Ahí, en la refriega de la entrevista, entendí que es cierto que no va a doblar las manos cuando le quiten el fuero, lo destituyan y eliminen del 2006. Que está listo para el encontronazo. Y que debe ser el único en creer que lo inevitable tiene salida.

¿Quién se estaba equivocando esa noche? Como flashazos en medio de la discusión recordaba algunas ideas, creo que de Jorge Volpi, sobre la mente, incapaz de cuidar de sí misma frente a la incoherencia. ¿Quién era más incoherente? ¿Él, por no admitir lo inexorable? ¿Yo, por creer en lo obvio?

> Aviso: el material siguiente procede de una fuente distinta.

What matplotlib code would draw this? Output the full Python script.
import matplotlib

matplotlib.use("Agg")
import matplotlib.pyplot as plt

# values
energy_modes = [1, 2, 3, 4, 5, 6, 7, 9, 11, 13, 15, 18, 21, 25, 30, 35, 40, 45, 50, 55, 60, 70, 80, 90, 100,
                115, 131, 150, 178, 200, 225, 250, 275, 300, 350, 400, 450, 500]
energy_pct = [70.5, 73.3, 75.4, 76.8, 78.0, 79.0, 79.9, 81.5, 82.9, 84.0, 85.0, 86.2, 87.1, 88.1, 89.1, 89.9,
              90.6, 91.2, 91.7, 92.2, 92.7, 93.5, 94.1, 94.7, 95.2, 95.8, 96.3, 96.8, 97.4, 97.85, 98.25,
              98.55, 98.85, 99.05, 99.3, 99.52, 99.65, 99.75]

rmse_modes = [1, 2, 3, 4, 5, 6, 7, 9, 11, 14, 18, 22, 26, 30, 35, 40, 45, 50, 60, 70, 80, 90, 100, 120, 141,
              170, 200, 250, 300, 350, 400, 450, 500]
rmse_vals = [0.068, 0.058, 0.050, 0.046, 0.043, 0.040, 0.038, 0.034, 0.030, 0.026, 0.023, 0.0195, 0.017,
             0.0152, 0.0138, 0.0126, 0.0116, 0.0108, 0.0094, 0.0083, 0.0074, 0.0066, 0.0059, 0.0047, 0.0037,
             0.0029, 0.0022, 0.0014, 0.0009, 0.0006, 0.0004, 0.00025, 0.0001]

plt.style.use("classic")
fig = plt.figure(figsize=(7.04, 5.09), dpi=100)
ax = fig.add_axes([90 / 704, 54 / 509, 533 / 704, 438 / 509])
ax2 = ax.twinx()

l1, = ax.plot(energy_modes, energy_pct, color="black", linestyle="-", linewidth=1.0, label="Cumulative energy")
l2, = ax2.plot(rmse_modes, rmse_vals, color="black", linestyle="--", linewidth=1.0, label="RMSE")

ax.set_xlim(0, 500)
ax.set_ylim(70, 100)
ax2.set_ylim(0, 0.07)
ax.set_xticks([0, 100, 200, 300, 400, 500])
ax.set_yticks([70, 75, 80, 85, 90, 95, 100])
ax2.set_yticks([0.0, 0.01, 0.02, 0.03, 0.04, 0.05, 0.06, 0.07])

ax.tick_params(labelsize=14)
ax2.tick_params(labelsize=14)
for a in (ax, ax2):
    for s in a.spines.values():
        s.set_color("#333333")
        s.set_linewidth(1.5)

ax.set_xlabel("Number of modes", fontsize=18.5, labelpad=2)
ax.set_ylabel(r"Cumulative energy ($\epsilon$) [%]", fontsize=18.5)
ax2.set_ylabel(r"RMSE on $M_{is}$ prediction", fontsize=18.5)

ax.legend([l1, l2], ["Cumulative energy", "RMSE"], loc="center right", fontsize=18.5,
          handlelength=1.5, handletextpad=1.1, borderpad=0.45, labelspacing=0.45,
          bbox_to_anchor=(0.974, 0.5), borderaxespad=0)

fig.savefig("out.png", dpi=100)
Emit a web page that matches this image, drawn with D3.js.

Llegué sin esperanzas a la parte final. Le pedí que llamara delincuentes a Ponce y Bejarano. Se negó con argumentos semánticos y adjetivos: “No voy a decir lo que tú quieres que diga”. Pero dijo algo que no era cierto: que palabras como hampón no aparecían en su diccionario y, por lo mismo, no las usaría esa noche.

Dijo otra cosa escandalosamente inverosímil: que por falta de tiempo no había visto los videos confiscados a Carlos Ahumada que la Procuraduría del maestro Bátiz entregó al Instituto Electoral del DF.

Ya no tuve tiempo para preguntarle sobre la basura en las calles.